Judith Beth Cohen once said that she didn’t write because she had answers but because she had questions. I recently had a Twitter exchange with Matthew K. Tabor, where I asked:

Publishing student writing online via school district. If student writes something real and raw, would you publish it anonymously or not? Where is the line drawn? How much can students write about and share via a district web site without negative rctn?

What are your thoughts? Scott Swanson tweeted this stance that I doubt 99% of teachers would follow his lead on (challenge me if you think that’s not true!):

scottswanson: @mguhlin Only if *they* desired anonymity. I stand behind my students and will defend their rights to free speech to my death (or firing)
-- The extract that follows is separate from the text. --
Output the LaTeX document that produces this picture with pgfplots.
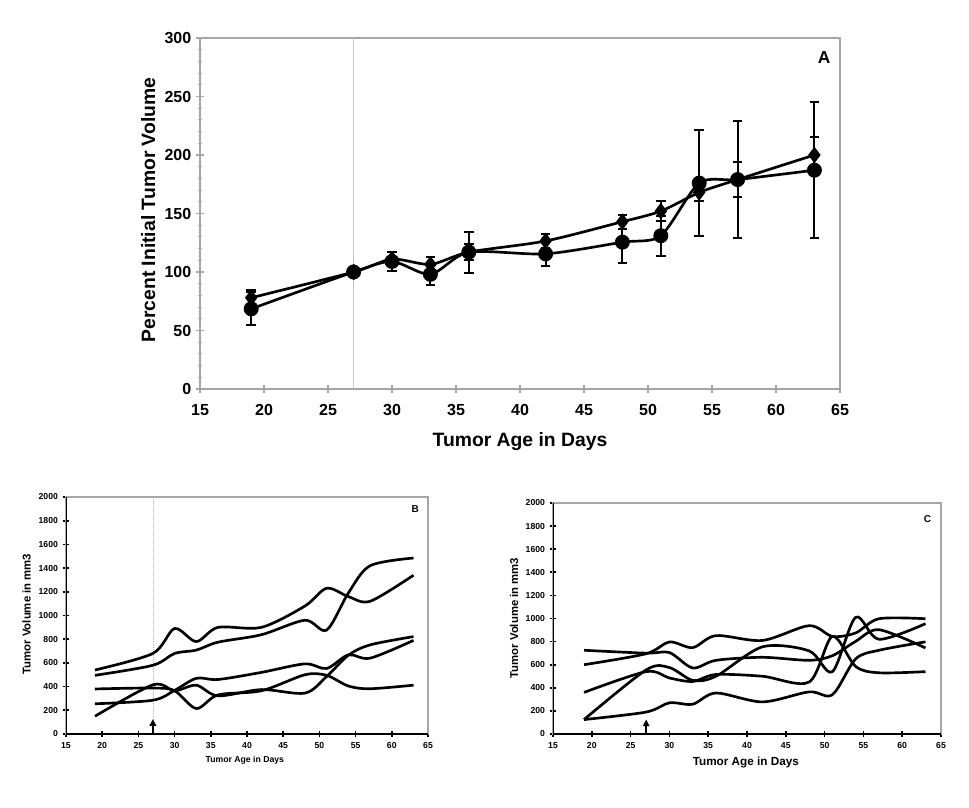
\documentclass[border=0pt]{standalone}
\usepackage{pgfplots}
\pgfplotsset{compat=1.18}
\usepackage{fontspec}
\setmainfont{Liberation Sans}
\usetikzlibrary{arrows.meta}

\pgfplotsset{
  curve/.style={smooth, tension=0.5, black, line width=2pt, mark=none},
  panelBC/.style={
    scale only axis, anchor=south west,
    xmin=15, xmax=65, ymin=0, ymax=2000,
    xtick={15,20,...,65}, ytick={0,200,...,2000},
    tick pos=left, tick align=center,
    major tick length=5pt,
    axis line style={gray!70, line width=0.8pt},
    major tick style={black, line width=1.3pt},
    /pgf/number format/assume math mode=true,
    /pgf/number format/1000 sep={},
    tick label style={font=\fontsize{6.5}{7}\selectfont\bfseries},
  }
}

\begin{document}
\begin{tikzpicture}
\path[use as bounding box] (0,0) rectangle (726.75pt,605.25pt);

% ---------------- Panel A ----------------
\begin{axis}[
  at={(150pt,313.5pt)}, anchor=south west, scale only axis,
  width=480pt, height=263.25pt,
  xmin=15, xmax=65, ymin=0, ymax=300,
  xtick={15,20,...,65}, ytick={0,50,...,300}, minor y tick num=4,
  tick pos=left, tick align=center,
  major tick length=6pt, minor tick length=3.5pt,
  axis line style={gray!70, line width=0.8pt},
  major tick style={gray!70, line width=0.8pt},
  minor tick style={gray!70, line width=0.6pt},
  /pgf/number format/assume math mode=true,
  tick label style={font=\fontsize{12}{13}\selectfont\bfseries},
  xticklabel style={yshift=-5pt},
  xlabel={Tumor Age in Days}, ylabel={Percent Initial Tumor Volume},
  xlabel style={at={(axis description cs:0.5,-0.15)}, anchor=center, font=\fontsize{14.5}{16}\selectfont\bfseries},
  ylabel style={at={(axis description cs:-0.081,0.51)}, anchor=center, font=\fontsize{14.5}{16}\selectfont\bfseries},
]
\draw[gray!45, line width=0.7pt] (axis cs:27,0) -- (axis cs:27,300);
\addplot[black, line width=2pt, smooth, tension=0.45, mark=diamond*, mark size=4.6pt,
  mark options={solid, fill=black},
  error bars/.cd, y dir=both, y explicit,
  error bar style={line width=1.5pt, black},
  error mark options={rotate=90, mark size=3.6pt, line width=1.5pt, black}]
coordinates {
 (19,78) +- (0,7)
 (27,100) +- (0,0)
 (30,111) +- (0,6)
 (33,106.5) +- (0,6)
 (36,117) +- (0,7)
 (42,126.5) +- (0,6)
 (48,143) +- (0,6)
 (51,152) +- (0,8.5)
 (54,168) +- (0,7)
 (57,179) +- (0,15)
 (63,200) +- (0,15)
};
\addplot[black, line width=2pt, smooth, tension=0.45, mark=*, mark size=4.6pt,
  mark options={solid, fill=black},
  error bars/.cd, y dir=both, y explicit,
  error bar style={line width=1.5pt, black},
  error mark options={rotate=90, mark size=3.6pt, line width=1.5pt, black}]
coordinates {
 (19,68.5) +- (0,14)
 (27,100) +- (0,0)
 (30,109) +- (0,8)
 (33,98) +- (0,9)
 (36,117) +- (0,17.5)
 (42,115.5) +- (0,10)
 (48,125.5) +- (0,18)
 (51,131) +- (0,17)
 (54,176) +- (0,45)
 (57,179) +- (0,50)
 (63,187) +- (0,58)
};
\node[font=\fontsize{13}{14}\selectfont\bfseries] at (rel axis cs:0.975,0.945) {A};
\end{axis}

% ---------------- Panel B ----------------
\begin{axis}[panelBC,
  at={(49.5pt,54.75pt)}, width=271.5pt, height=177.75pt,
  xlabel={Tumor Age in Days}, ylabel={Tumor Volume in mm3},
  xlabel style={at={(axis description cs:0.494,-0.11)}, anchor=center, font=\fontsize{6.5}{7}\selectfont\bfseries},
  ylabel style={at={(axis description cs:-0.1086,0.506)}, anchor=center, font=\fontsize{8.5}{9}\selectfont\bfseries},
]
\draw[gray!60, line width=0.5pt, densely dotted] (axis cs:27,0) -- (axis cs:27,2000);
\addplot[curve] coordinates {(19,540) (27,680) (30,890) (33,780) (36,900) (42,900) (48,1080) (51,1230) (54,1160) (57,1120) (63,1340)};
\addplot[curve] coordinates {(19,495) (27,580) (30,680) (33,708) (36,775) (42,838) (48,960) (51,877) (54,1190) (57,1420) (63,1485)};
\addplot[curve] coordinates {(19,380) (27,388) (30,365) (33,215) (36,330) (42,365) (48,500) (51,495) (54,405) (57,382) (63,412)};
\addplot[curve] coordinates {(19,150) (27,415) (30,365) (33,412) (36,322) (42,375) (48,345) (51,485) (54,665) (57,752) (63,822)};
\addplot[curve] coordinates {(19,255) (27,285) (30,368) (33,470) (36,460) (42,520) (48,592) (51,553) (54,668) (57,640) (63,790)};
\draw[-{Triangle[length=5pt,width=5pt]}, line width=1.1pt, black] (axis cs:27,0) -- (axis cs:27,125);
\draw[black, line width=1.3pt] (rel axis cs:0,1) -- (rel axis cs:0,0) -- (rel axis cs:1,0);
\node[font=\fontsize{7.5}{8}\selectfont\bfseries] at (rel axis cs:0.965,0.95) {B};
\end{axis}

% ---------------- Panel C ----------------
\begin{axis}[panelBC,
  at={(414.75pt,54.75pt)}, width=291pt, height=173.25pt,
  xlabel={Tumor Age in Days}, ylabel={Tumor Volume in mm3},
  xlabel style={at={(axis description cs:0.497,-0.124)}, anchor=center, font=\fontsize{8.8}{9}\selectfont\bfseries},
  ylabel style={at={(axis description cs:-0.1005,0.502)}, anchor=center, font=\fontsize{8.5}{9}\selectfont\bfseries},
]
\addplot[curve] coordinates {(19,725) (27,700) (30,705) (33,572) (36,638) (42,664) (48,638) (51,678) (54,802) (57,903) (63,745)};
\addplot[curve] coordinates {(19,600) (27,695) (30,797) (33,748) (36,852) (42,810) (48,938) (51,845) (54,875) (57,998) (63,998)};
\addplot[curve] coordinates {(19,360) (27,540) (30,485) (33,455) (36,515) (42,500) (48,450) (51,845) (54,585) (57,530) (63,540)};
\addplot[curve] coordinates {(19,125) (27,555) (30,575) (33,465) (36,500) (42,755) (48,720) (51,540) (54,1010) (57,820) (63,955)};
\addplot[curve] coordinates {(19,125) (27,190) (30,270) (33,258) (36,355) (42,278) (48,365) (51,340) (54,650) (57,725) (63,798)};
\draw[-{Triangle[length=5pt,width=5pt]}, line width=1.1pt, black] (axis cs:27,0) -- (axis cs:27,125);
\draw[black, line width=1.3pt] (rel axis cs:0,1) -- (rel axis cs:0,0) -- (rel axis cs:1,0);
\node[font=\fontsize{7.5}{8}\selectfont\bfseries] at (rel axis cs:0.965,0.93) {C};
\end{axis}
\end{tikzpicture}
\end{document}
and Matthew tweeted as well:

  • matthewktabor: @mguhlin what constitutes ‘real and raw?’
  • matthewktabor: @mguhlin oh, ok – sounds interesting. i’m wondering what type of content is being considered, it’s an important issue
  • matthewktabor: @mguhlin maybe there’s a good option for them to do it unrelated to the district? what do you think?
  • matthewktabor: @mguhlin thanks, and good night – interested in the followup on this, very good issue

CBell also jumped in as well with a tweet I missed until now:

  • cbell619: @mguhlin @matthewktabor if teachers are going to incorporate web 2.0 techhnologies in the curriculum, then we have to deal w/raw realities

Are we ready for raw and real in the writing of high school students, and will that writing EVER appear on school district sites? Should it? Why or why not? Will we see in American public schools–or in any classroom–what Clay Burell confesses he wants his students to be:

I want them to become self-directed communicators of whatever their passions and interests are.

We just don’t teach this kind of writing for social justice, we don’t want to, as Jeanne Russell emphatically states, help children become empowered by enabling them to take control of their life story.

Recently someone asked:

For sixth grade writing, what do your teachers use for workbooks/materials? Just looking for some good resources.

One response I strongly agreed with was this one:

It really depends on the writing style, instructional style, etc., but anything New Jersey Writing Project, National Writing Project, or 6 Traits is going in the right direction. Materials from Nancy Atwell is at the top of the list for middle school writers.

The point here, do not use workbooks. Use these resources to build a strong writer’s workshop program. I taught middle school language arts for ten years. I taught every year in 7th grade since the writing test moved there (until I moved into instructional technology last year), and we have had either 98 or 100% pass TAKS writing every single year. It is all in the training via one of those three I listed. It will save you a ton on resources down the road and improve your literacy program overall.

Are these questions the YouthVoices folks are dealing with? Consider this quote:

We want to provide an online community where students who aren’t blogging yet can start and where students who already have blogs can feed their work into our network. We want to make it easy for teachers from around the world to sign their students up in Youth Voices and to begin to use the Youth Voices curriculum and our Drupal site—or a similar one of thier own—in their classrooms.

What answers do you have for school districts that want to publish student writing but then are taken aback by the raw reality of that young adult, engaging and authentic narrative? It’s clear this kind of writing has health benefits, such as those pointed out by the BBC…and if it works for cancer, why not life?

Thoughts and feelings, or the cognitive processing and emotions related to cancer, are key writing elements associated with health benefits, according to previous studies. Writing only about the facts has shown no benefit.

Could one go so far as to say that if you’re writing with passion, inspired by imagination, that passion may one day beget creativity?